More evidence of early Jazz was produced by Papa Jack Laine's band in New Orleans circa 1885 when it was noted that he played with a "ragged time," which meant the musicians were playing variations on the tempo to make it "swing." Irishman Papa Jack Laine's Reliance Brass Band was the training ground for many of the musicians, white, black and creole, who went on to pioneer Jazz in their own ensembles. Louis "Papa" Tio, a contemporary of Papa Jack Laine's, was a native New Orleanian of Mexican and Creole descent. He was a consummate clarinetist, and a consummate clarinet teacher as was his famous brother, Lorenzo Tio, Sr., and even more famous nephew, Lorenzo Tio, Jr.

Together, the Tio family influenced a generation of young musicians, opening them up to syncopated Latin rhythms. Papa Tio taught, among others, the great Sidney Bechet, and the Baquet brothers, Achille and George. George Baquet founded the Excelsior Brass Band, composed of black musicians. He also played with the creole-of-color bands, such as Manuel Perez's Imperial Orchestra and the Original Creole Orchestra. He worked with Buddy Bolden and recorded with Jelly Roll Morton. Achille Baquet was an excellent saxophonist as well as clarinetist. He played mainly with white bands: in New Orleans, with Papa Jack Laine's Reliance Brass Band, and in New York, with Jimmy Durante's Original New Orleans Jazz Band. Achille's choice to play music, passant blanc (passing for white), was not unusual for the time. Besides Achille on clarinet, Papa Jack Laine's band included Dave Perkins on trombone, another blue-eyed musician of black descent, who also played with Buddy Bolden. Although it's not certain if Bolden ever played with Laine, it's safe to say that he heard and was influenced by Laine, just as Laine was most likely influenced by Bolden. Nick LaRocca played with Papa Jack Laine, as did all the members of his Original Dixieland Jazz Band. LaRocca's heritage was Sicilian. His father was a cornet player in Sicilian marching bands, which have, interestingly, the same instrumentation as New Orleans brass marching bands, and they also share the tradition of performing at funerals. It's both possible and probable that Nick LaRocca heard, and was influenced by Buddy Bolden, who had the most popular black band at the turn of the century. Willie G. "Bunk" Johnson, another early cornet player, claimed, "King Bolden and myself were the first men that began playing Jazz in the city of dear old New Orleans." And then along came the most famous of them all, Louis Armstrong, who had this to say in his autobiography, "The first great jazz orchestra was formed in New Orleans by a cornet player named Dominic James LaRocca. They called him "Nick" LaRocca. His orchestra had only five pieces, but they were the hottest five pieces that had ever been known before." These are just some of the names of the progenitors of the Jazz idiom, but who really was the first to play Jazz? For all of the passionately-held theories, the only really accurate answer is New Orleans.

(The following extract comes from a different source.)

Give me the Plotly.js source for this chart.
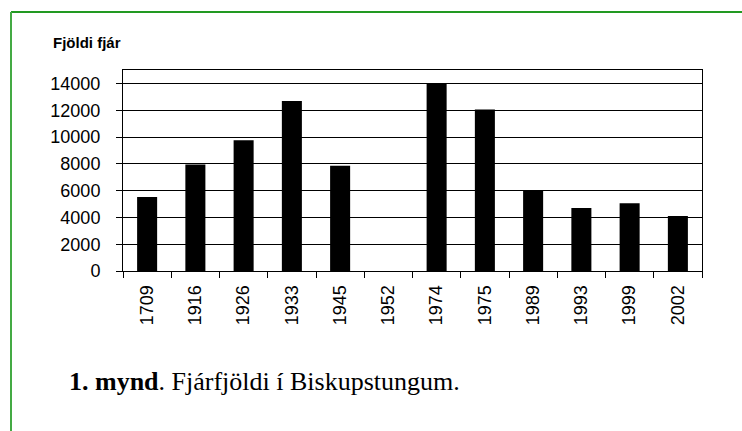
<!DOCTYPE html>
<html>
<head>
<meta charset="utf-8">
<script src="https://cdn.plot.ly/plotly-3.0.1.min.js"></script>
<style>html,body{margin:0;padding:0;background:#fff;}#chart{width:742px;height:431px;}</style>
</head>
<body>
<div id="chart"></div>
<script>
const years = ["1709","1916","1926","1933","1945","1952","1974","1975","1989","1993","1999","2002"];
const sheep = [5530, 7950, 9750, 12680, 7850, 0, 14000, 12060, 6030, 4710, 5060, 4110];
const yTicks = [0, 2000, 4000, 6000, 8000, 10000, 12000, 14000];
const chartTitle = "Fjöldi fjár";
const caption = "<b>1. mynd</b>. Fjárfjöldi í Biskupstungum.";

const W = 742, H = 431;
const mL = 123, mR = 40, mT = 70, mB = 160;
const pw = W - mL - mR, ph = H - mT - mB;
const px = x => (x - mL) / pw;
const py = y => (H - mB - y) / ph;

const trace = {
  type: 'bar',
  x: years,
  y: sheep,
  marker: {color: '#000000', line: {width: 0}},
  hoverinfo: 'x+y'
};

const layout = {
  width: W, height: H,
  margin: {l: mL, r: mR, t: mT, b: mB, pad: 0},
  paper_bgcolor: '#ffffff',
  plot_bgcolor: '#ffffff',
  bargap: 0.585,
  showlegend: false,
  font: {family: '"Liberation Sans", Arial, sans-serif', color: '#000', size: 18},
  title: {
    text: '<b>' + chartTitle + '</b>',
    font: {family: '"Liberation Sans", Arial, sans-serif', size: 15, color: '#000'},
    x: 53 / W, xanchor: 'left', xref: 'container',
    y: 1 - 42.5 / H, yanchor: 'middle', yref: 'container'
  },
  xaxis: {
    type: 'category',
    tickson: 'boundaries',
    ticks: 'outside', ticklen: 6, tickwidth: 1, tickcolor: '#000',
    tickangle: -90,
    tickfont: {size: 18, color: '#000'},
    ticklabelstandoff: 6,
    showgrid: false,
    showline: true, linecolor: '#000', linewidth: 1, mirror: true,
    zeroline: false,
    fixedrange: true
  },
  yaxis: {
    range: [0, 15000],
    tickvals: yTicks,
    ticktext: yTicks.map(String),
    ticks: 'outside', ticklen: 6, tickwidth: 1, tickcolor: '#000',
    tickfont: {size: 18, color: '#000'},
    ticklabelstandoff: 12,
    showgrid: true, gridcolor: '#000', gridwidth: 1,
    showline: true, linecolor: '#000', linewidth: 1, mirror: true,
    zeroline: false,
    fixedrange: true
  },
  shapes: [
    {type: 'line', xref: 'paper', yref: 'paper', x0: px(11), x1: px(W + 10), y0: py(12), y1: py(12),
     line: {color: '#229922', width: 2}},
    {type: 'line', xref: 'paper', yref: 'paper', x0: px(11), x1: px(11), y0: py(12), y1: py(H + 10),
     line: {color: '#44aa44', width: 2}}
  ],
  annotations: [
    {text: caption, xref: 'paper', yref: 'paper', x: px(67), y: py(381), xanchor: 'left', yanchor: 'middle',
     showarrow: false, font: {family: '"Liberation Serif", "Times New Roman", serif', size: 26, color: '#000'}}
  ]
};

Plotly.newPlot('chart', [trace], layout, {displayModeBar: false, staticPlot: true});
</script>
</body>
</html>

Jazz wasn't born on a particular day, it was created over a period of time. It wasn't just one person or one race that was responsible for creating it. It was a meeting, and mixing, of the essences and emotions of many people, of many cultures. When circumstances are right and a variety of influences come together to create something special, when many flavors combine to make a new taste that is greater than the sum of its spices, we have a name for it down here: we call it gumbo. And just like Jazz, nobody makes gumbo like we make it in New Orleans.